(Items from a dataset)

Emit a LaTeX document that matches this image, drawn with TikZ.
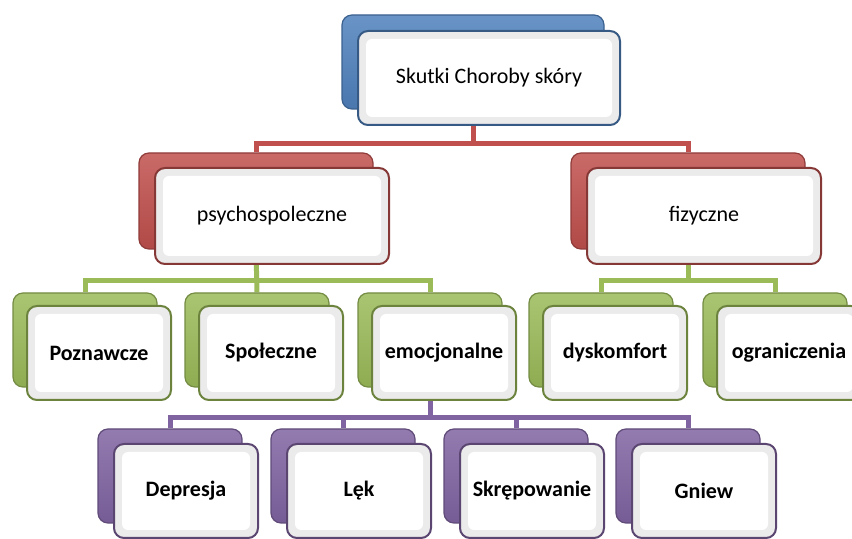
\documentclass[tikz,border=0pt]{standalone}
\usepackage{fontspec}
\setmainfont{Carlito}
\usetikzlibrary{backgrounds}

\definecolor{hblue}{HTML}{4F81BD}
\definecolor{hred}{HTML}{C0504D}
\definecolor{hgreen}{HTML}{9BBB59}
\definecolor{hviolet}{HTML}{8064A2}

\begin{document}
\begin{tikzpicture}[x=0.5pt,y=-0.5pt,
	backbox/.style={draw=#1!75!black,line width=0.6pt,rounded corners=5pt,top color=#1!85!white,bottom color=#1!92!black,inner sep=0pt},
	frontbox/.style={draw=#1!70!black,line width=1pt,rounded corners=5pt,fill=gray!16,inner sep=0pt,
		path picture={\fill[white,rounded corners=3pt] ([shift={(4pt,-4pt)}]path picture bounding box.north west) rectangle ([shift={(-4pt,4pt)}]path picture bounding box.south east);}},
	lvlone/.style={minimum width=131pt,minimum height=47pt,font=\fontsize{11}{13}\selectfont},
	lvltwo/.style={minimum width=117pt,minimum height=48pt,font=\fontsize{11}{13}\selectfont},
	lvlthree/.style={minimum width=72pt,minimum height=47pt,font=\fontsize{11}{13}\selectfont\bfseries},
	link/.style={line width=2.5pt,draw=#1}]
		\useasboundingbox (0,0) rectangle (852,539);

		% level 1
		\node[backbox=hblue,lvlone] (rootB) at (473,62){};
		\node[frontbox=hblue,lvlone] (root) at (489,78){Skutki Choroby skóry};

		% level 2
		\node[backbox=hred,lvltwo] (psychB) at (256,201){};
		\node[frontbox=hred,lvltwo] (psych) at (272,216){psychospoleczne};
		\node[backbox=hred,lvltwo] (fizB) at (688,201){};
		\node[frontbox=hred,lvltwo] (fiz) at (704,216){fizyczne};

		% level 3
		\node[backbox=hgreen,lvlthree] (poznB) at (85,340){};
		\node[frontbox=hgreen,lvlthree] (pozn) at (99,353){Poznawcze};
		\node[backbox=hgreen,lvlthree] (spolB) at (257,340){};
		\node[frontbox=hgreen,lvlthree] (spol) at (271,353){Społeczne};
		\node[backbox=hgreen,lvlthree] (emoB) at (430,340){};
		\node[frontbox=hgreen,lvlthree] (emo) at (444,353){emocjonalne};
		\node[backbox=hgreen,lvlthree] (dyskB) at (601,340){};
		\node[frontbox=hgreen,lvlthree] (dysk) at (615,353){dyskomfort};
		\node[backbox=hgreen,lvlthree] (ograB) at (775,340){};
		\node[frontbox=hgreen,lvlthree] (ogra) at (789,353){ograniczenia};

		% level 4
		\node[backbox=hviolet,lvlthree] (deprB) at (170,476){};
		\node[frontbox=hviolet,lvlthree] (depr) at (186,491){Depresja};
		\node[backbox=hviolet,lvlthree] (lekB) at (343,476){};
		\node[frontbox=hviolet,lvlthree] (lek) at (359,491){Lęk};
		\node[backbox=hviolet,lvlthree] (skrB) at (516,476){};
		\node[frontbox=hviolet,lvlthree] (skr) at (532,491){Skrępowanie};
		\node[backbox=hviolet,lvlthree] (gniewB) at (688,476){};
		\node[frontbox=hviolet,lvlthree] (gniew) at (704,491){Gniew};

		\begin{scope}[on background layer]
		\draw[link=hred] (rootB.south) -- ++(0,34) -| (psychB.north);
		\draw[link=hred] (rootB.south) -- ++(0,34) -| (fizB.north);

		\draw[link=hgreen] (psychB.south) -- ++(0,31) -| (poznB.north);
		\draw[link=hgreen] (psychB.south) -- (spolB.north);
		\draw[link=hgreen] (psychB.south) -- ++(0,31) -| (emoB.north);
		\draw[link=hgreen] (fizB.south) -- ++(0,31) -| (dyskB.north);
		\draw[link=hgreen] (fizB.south) -- ++(0,31) -| (ograB.north);

		\draw[link=hviolet] (emoB.south) -- ++(0,30) -| (deprB.north);
		\draw[link=hviolet] (emoB.south) -- ++(0,30) -| (lekB.north);
		\draw[link=hviolet] (emoB.south) -- ++(0,30) -| (skrB.north);
		\draw[link=hviolet] (emoB.south) -- ++(0,30) -| (gniewB.north);
		\end{scope}

	\end{tikzpicture}
\end{document}
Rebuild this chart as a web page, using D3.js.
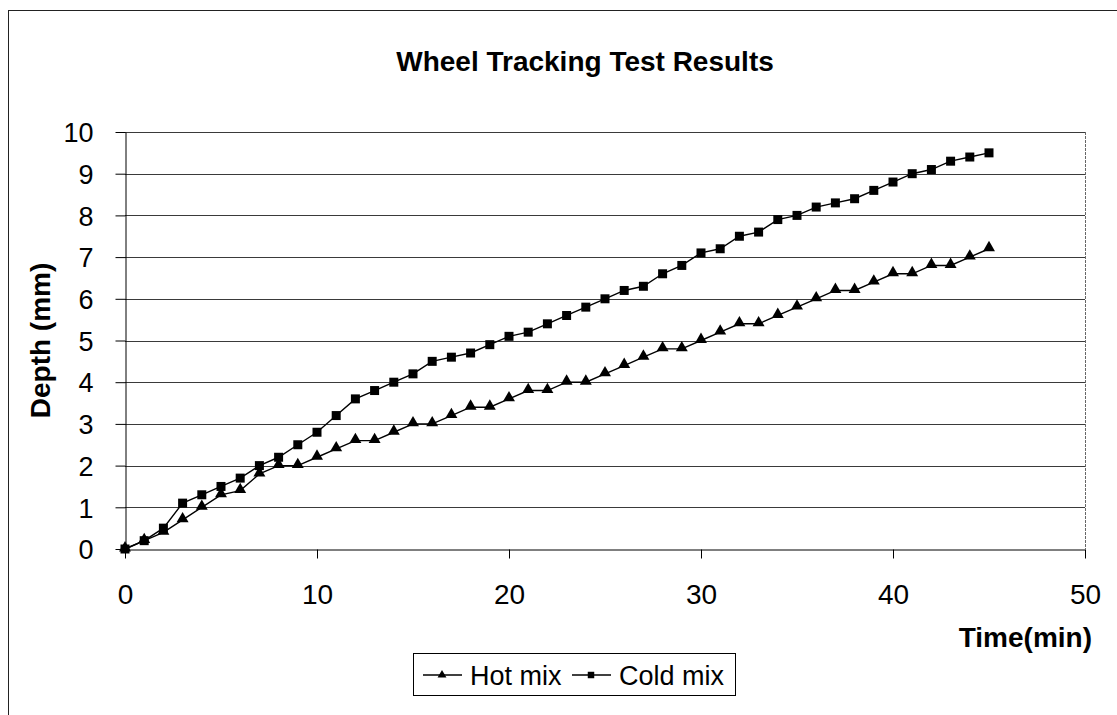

→ **Required task**:
Return the listing above unchanged, apart from dropping its pictures.

→ **Exercise answer**:
Emit a LaTeX document that matches this image, drawn with TikZ.
\documentclass[tikz,border=0pt]{standalone}
\usepackage{fontspec}
\setmainfont{Carlito}
\usetikzlibrary{backgrounds}

\definecolor{hblue}{HTML}{4F81BD}
\definecolor{hred}{HTML}{C0504D}
\definecolor{hgreen}{HTML}{9BBB59}
\definecolor{hviolet}{HTML}{8064A2}

\begin{document}
\begin{tikzpicture}[x=0.5pt,y=-0.5pt,
	backbox/.style={draw=#1!75!black,line width=0.6pt,rounded corners=5pt,top color=#1!85!white,bottom color=#1!92!black,inner sep=0pt},
	frontbox/.style={draw=#1!70!black,line width=1pt,rounded corners=5pt,fill=gray!16,inner sep=0pt,
		path picture={\fill[white,rounded corners=3pt] ([shift={(4pt,-4pt)}]path picture bounding box.north west) rectangle ([shift={(-4pt,4pt)}]path picture bounding box.south east);}},
	lvlone/.style={minimum width=131pt,minimum height=47pt,font=\fontsize{11}{13}\selectfont},
	lvltwo/.style={minimum width=117pt,minimum height=48pt,font=\fontsize{11}{13}\selectfont},
	lvlthree/.style={minimum width=72pt,minimum height=47pt,font=\fontsize{11}{13}\selectfont\bfseries},
	link/.style={line width=2.5pt,draw=#1}]
		\useasboundingbox (0,0) rectangle (852,539);

		% level 1
		\node[backbox=hblue,lvlone] (rootB) at (473,62){};
		\node[frontbox=hblue,lvlone] (root) at (489,78){Skutki Choroby skóry};

		% level 2
		\node[backbox=hred,lvltwo] (psychB) at (256,201){};
		\node[frontbox=hred,lvltwo] (psych) at (272,216){psychospoleczne};
		\node[backbox=hred,lvltwo] (fizB) at (688,201){};
		\node[frontbox=hred,lvltwo] (fiz) at (704,216){fizyczne};

		% level 3
		\node[backbox=hgreen,lvlthree] (poznB) at (85,340){};
		\node[frontbox=hgreen,lvlthree] (pozn) at (99,353){Poznawcze};
		\node[backbox=hgreen,lvlthree] (spolB) at (257,340){};
		\node[frontbox=hgreen,lvlthree] (spol) at (271,353){Społeczne};
		\node[backbox=hgreen,lvlthree] (emoB) at (430,340){};
		\node[frontbox=hgreen,lvlthree] (emo) at (444,353){emocjonalne};
		\node[backbox=hgreen,lvlthree] (dyskB) at (601,340){};
		\node[frontbox=hgreen,lvlthree] (dysk) at (615,353){dyskomfort};
		\node[backbox=hgreen,lvlthree] (ograB) at (775,340){};
		\node[frontbox=hgreen,lvlthree] (ogra) at (789,353){ograniczenia};

		% level 4
		\node[backbox=hviolet,lvlthree] (deprB) at (170,476){};
		\node[frontbox=hviolet,lvlthree] (depr) at (186,491){Depresja};
		\node[backbox=hviolet,lvlthree] (lekB) at (343,476){};
		\node[frontbox=hviolet,lvlthree] (lek) at (359,491){Lęk};
		\node[backbox=hviolet,lvlthree] (skrB) at (516,476){};
		\node[frontbox=hviolet,lvlthree] (skr) at (532,491){Skrępowanie};
		\node[backbox=hviolet,lvlthree] (gniewB) at (688,476){};
		\node[frontbox=hviolet,lvlthree] (gniew) at (704,491){Gniew};

		\begin{scope}[on background layer]
		\draw[link=hred] (rootB.south) -- ++(0,34) -| (psychB.north);
		\draw[link=hred] (rootB.south) -- ++(0,34) -| (fizB.north);

		\draw[link=hgreen] (psychB.south) -- ++(0,31) -| (poznB.north);
		\draw[link=hgreen] (psychB.south) -- (spolB.north);
		\draw[link=hgreen] (psychB.south) -- ++(0,31) -| (emoB.north);
		\draw[link=hgreen] (fizB.south) -- ++(0,31) -| (dyskB.north);
		\draw[link=hgreen] (fizB.south) -- ++(0,31) -| (ograB.north);

		\draw[link=hviolet] (emoB.south) -- ++(0,30) -| (deprB.north);
		\draw[link=hviolet] (emoB.south) -- ++(0,30) -| (lekB.north);
		\draw[link=hviolet] (emoB.south) -- ++(0,30) -| (skrB.north);
		\draw[link=hviolet] (emoB.south) -- ++(0,30) -| (gniewB.north);
		\end{scope}

	\end{tikzpicture}
\end{document}
Rebuild this chart as a web page, using D3.js.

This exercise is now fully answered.